Emperyalizm, büyük bir şamar yemiştir. Bunun acısını hiç bir zaman unutamayan emperyalist güçler, Türkiye lehine yazılan hiçbir şeyden memnun olmamışlardır. Yazanı da düşman görmüşlerdir.
Emperyalist güçler, 20 yüzyılın başında yapamadıklarını 21. yüzyılda gerçekleştirmek için daha da güçlü olarak saldırmaktadırlar. Bu kez, amaçlarını çok sinsi uygulamaya koymuşlardır. 21. asrın imparatoru Amerika, hazırladığı planları birbiri ardısıra uygulamak istemekte ve ilgi alanına giren her ülkedeki gelişmeleri hiçbir zaman tesadüfe bırakmıyacak şekilde kendi çıkarları doğrultusunda yönlendirmenin yollarını bulmaktadır. Bunlardan bir tanesi de, “Büyük Ortadoğu Projesi (BOP)” diye adlandırılan projedir. Bu proje uygulamaya sokulmuştur. Türkiye’nin çevresinde yaşanan sıcak gelişmeler bunun kanıtıdır.
Amerika, adım attığı her gelişmeden sonra, “Kaygılanmayın” diyerek, Türkiye’yi oyalamaktadır. Türk halkı Amerika’ya güvenmemektedir.
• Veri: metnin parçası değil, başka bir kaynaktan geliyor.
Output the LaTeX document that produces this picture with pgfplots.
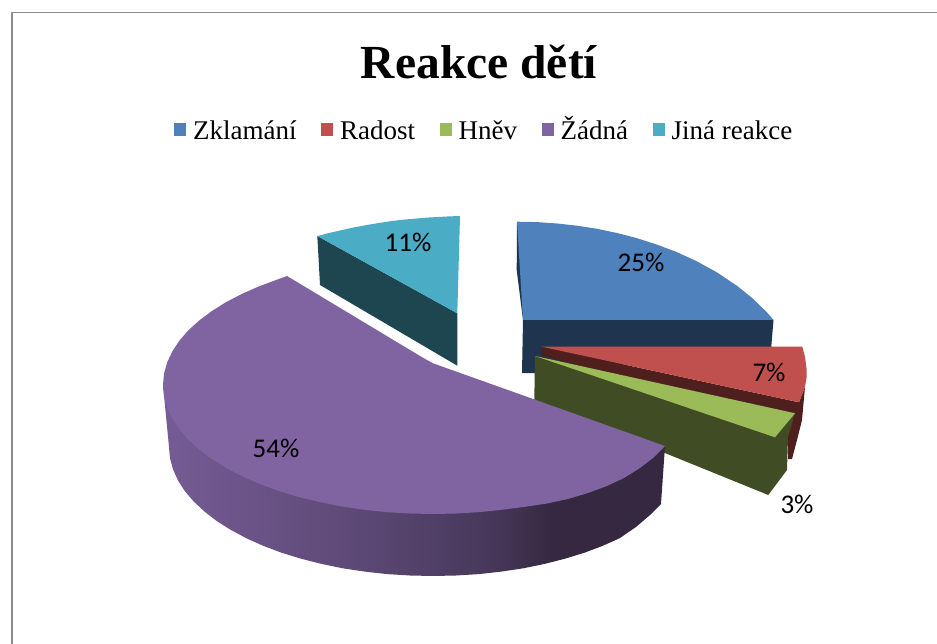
\documentclass[border=0pt]{standalone}
\usepackage{fontspec}
\usepackage{pgfplots}
\pgfplotsset{compat=1.18}
\setmainfont{Liberation Serif}
\newfontfamily\calibri{Carlito}
\definecolor{cBlue}{HTML}{4F81BD}
\definecolor{cRed}{HTML}{C0504D}
\definecolor{cGreen}{HTML}{9BBB59}
\definecolor{cPurple}{HTML}{8064A2}
\definecolor{cTeal}{HTML}{4BACC6}
\definecolor{dBlue}{HTML}{1F344E}
\definecolor{dRed}{HTML}{4F1F1E}
\definecolor{dGreen}{HTML}{404C24}
\definecolor{dTeal}{HTML}{1E4651}
\definecolor{dPurple}{HTML}{352840}
\definecolor{frameGray}{HTML}{8C8C8C}
\pgfdeclarehorizontalshading{purpleside}{100bp}{
  color(0bp)=(cPurple!92!black);
  color(25bp)=(cPurple!92!black);
  color(45bp)=(cPurple!72!black);
  color(58bp)=(cPurple!55!black);
  color(64bp)=(dPurple);
  color(75bp)=(dPurple);
  color(100bp)=(dPurple)}
\begin{document}
\begin{tikzpicture}
\begin{axis}[
  width=937pt, height=644pt, scale only axis,
  xmin=0, xmax=937, ymin=0, ymax=644, y dir=reverse,
  axis lines=none, ticks=none, clip=true,
  title={Reakce dětí},
  title style={at={(axis cs:479,84.5)}, anchor=base, inner sep=0pt,
    font=\fontsize{47.5}{50}\selectfont\bfseries},
  legend columns=5,
  legend image code/.code={\fill[#1] (0pt,-3pt) rectangle (12pt,10pt);\path (0pt,0pt) (17pt,0pt);},
  legend style={at={(axis cs:174,133)}, anchor=west, draw=none, fill=none,
    inner sep=0pt, font=\fontsize{27}{30}\selectfont,
    nodes={text height=19pt, text depth=6pt},
    /tikz/every even column/.append style={column sep=22.5pt}},
]
% background, fixes the page size
\addplot[fill=white, draw=none, forget plot] coordinates {(0,0)(937,0)(937,644)(0,644)} --cycle;
% frame
\addplot[frameGray, line width=2.4pt, forget plot] coordinates {(12,644)(12,12)};
\addplot[frameGray, line width=1.2pt, forget plot] coordinates {(11,12.5)(937,12.5)};
% Zklamani
\addplot[fill=dBlue, draw=none, forget plot] coordinates {(517,222)(516.7,270)(523,320)(522,373)(536,373)(771,350)(773.5,320)} --cycle;
\addplot[fill=cBlue, draw=none, forget plot] coordinates {(517,221.7)(537,222.1)(557,223.5)(577,225.7)(597,228.8)(617,233)(637,238.2)(657,244.6)(677,252.2)(697,261.4)(717,272.4)(737,285.8)(752,297.9)(767,312.4)(773.5,320)(523,320)} --cycle;
% Radost
\addplot[fill=dRed, draw=none, forget plot] coordinates {(541.7,346.7)(799,402.3)(805,386.7)(802,420)(797,440)(792,459)(788,459)(788,420)(541.7,356)} --cycle;
\addplot[fill=cRed, draw=none, forget plot] coordinates {(541.7,346.7)(802.3,346.7)(805,357)(806.7,370)(806.5,378)(805,386.7)(802,395)(799,402.3)} --cycle;
% Hnev
\addplot[fill=dGreen, draw=none, forget plot] coordinates {(535,356)(795,413.3)(788,437)(787,470)(768.3,495)(534.3,400)} --cycle;
\addplot[fill=cGreen, draw=none, forget plot] coordinates {(535,356)(795,413.3)(775,437.3)} --cycle;
% Jina reakce
\addplot[fill=dTeal, draw=none, forget plot] coordinates {(317.3,236)(320,285)(457.3,365.7)(457.3,313.3)} --cycle;
\addplot[fill=cTeal, draw=none, forget plot] coordinates {(460,216)(449,216.4)(438,217)(427,217.6)(416.7,218.5)(404,219.6)(392,221)(379,223)(366.7,225)(354,227.4)(342,230)(330,232.8)(317.3,236)(457.3,313.3)} --cycle;
% Zadna
\addplot[shading=purpleside, draw=none, forget plot] coordinates {(163,385)(169,447)(170,458.2)(173,469.4)(178,480.4)(184.8,491.1)(193.7,501.5)(204.4,511.5)(216.7,521)(230.8,529.9)(246.3,538.2)(263.2,545.8)(281.5,552.7)(301,558.7)(321.4,563.9)(342.7,568.3)(364.7,571.6)(387,574.1)(410,575.5)(433,576)(456,575.5)(479,574.1)(501.3,571.6)(523.3,568.3)(544.6,563.9)(565,558.7)(584.5,552.7)(602.8,545.8)(619.7,538.2)(636,527)(650,515)(661,504)(665,446)} --cycle;
\addplot[fill=cPurple, draw=none, forget plot] coordinates {(287,276)(278,279.3)(259.4,286.2)(242.1,293.8)(226.2,302.1)(211.9,311)(199.2,320.5)(188.3,330.4)(179.2,340.9)(172.2,351.6)(167.1,362.6)(164,373.8)(163,385)(164,396.2)(167.1,407.4)(172.2,418.4)(179.2,429.1)(188.3,439.5)(199.2,449.5)(211.9,459)(226.2,467.9)(242.1,476.2)(259.4,483.8)(278,490.7)(298,496.7)(318.9,501.9)(340.7,506.3)(363,509.6)(386.1,512.1)(409.5,513.5)(433,514)(456.5,513.5)(480,512.1)(503,509.6)(525.3,506.8)(547,503.5)(568,499)(588,493)(607,486)(624,478)(640,468)(653,458)(665,446)(433,363.3)(427,360)(420,356)} --cycle;
% legend
\addlegendimage{fill=cBlue, draw=none}
\addlegendentry{Zklamání}
\addlegendimage{fill=cRed, draw=none}
\addlegendentry{Radost}
\addlegendimage{fill=cGreen, draw=none}
\addlegendentry{Hněv}
\addlegendimage{fill=cPurple, draw=none}
\addlegendentry{Žádná}
\addlegendimage{fill=cTeal, draw=none}
\addlegendentry{Jiná reakce}
% value labels
\node[font=\fontsize{27}{29}\selectfont\calibri] at (axis cs:641,262) {25\%};
\node[font=\fontsize{27}{29}\selectfont\calibri] at (axis cs:769,372) {7\%};
\node[font=\fontsize{27}{29}\selectfont\calibri] at (axis cs:797,504) {3\%};
\node[font=\fontsize{27}{29}\selectfont\calibri] at (axis cs:408,242) {11\%};
\node[font=\fontsize{27}{29}\selectfont\calibri] at (axis cs:276,448) {54\%};
\end{axis}
\end{tikzpicture}
\end{document}
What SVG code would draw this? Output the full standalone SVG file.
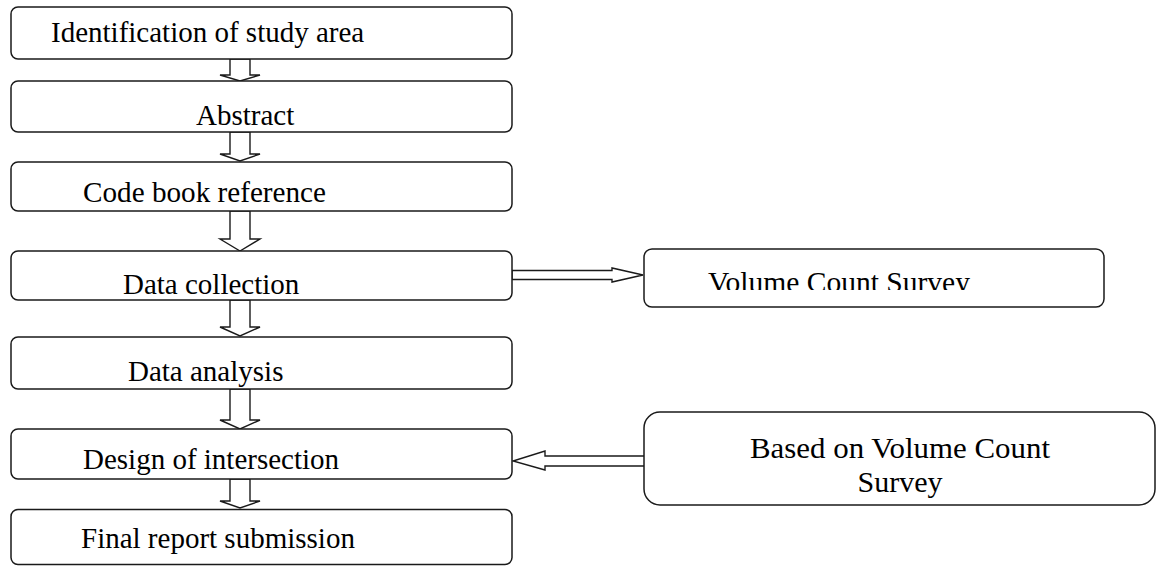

Bunu, Amerikan Demokrat Parti üyesi Richard Holbrooke, 10 Mart 2004’te yayınlanan açıklamasında, “Bakın dostumuz Türkiye’de Clinton döneminde halkın yüzde 65’i ABD siyasetini destekliyordu. Bugün bu rakam yüzde 15’e indi”, diyerek dile getirmiştir.
Çanakkale’de emperyalist güçlere karşı verilen direniş, her yönüyle öğrenilmesi, öğretilmesi gereken önemli bir direniştir. Onları sevgiyle anıyorum.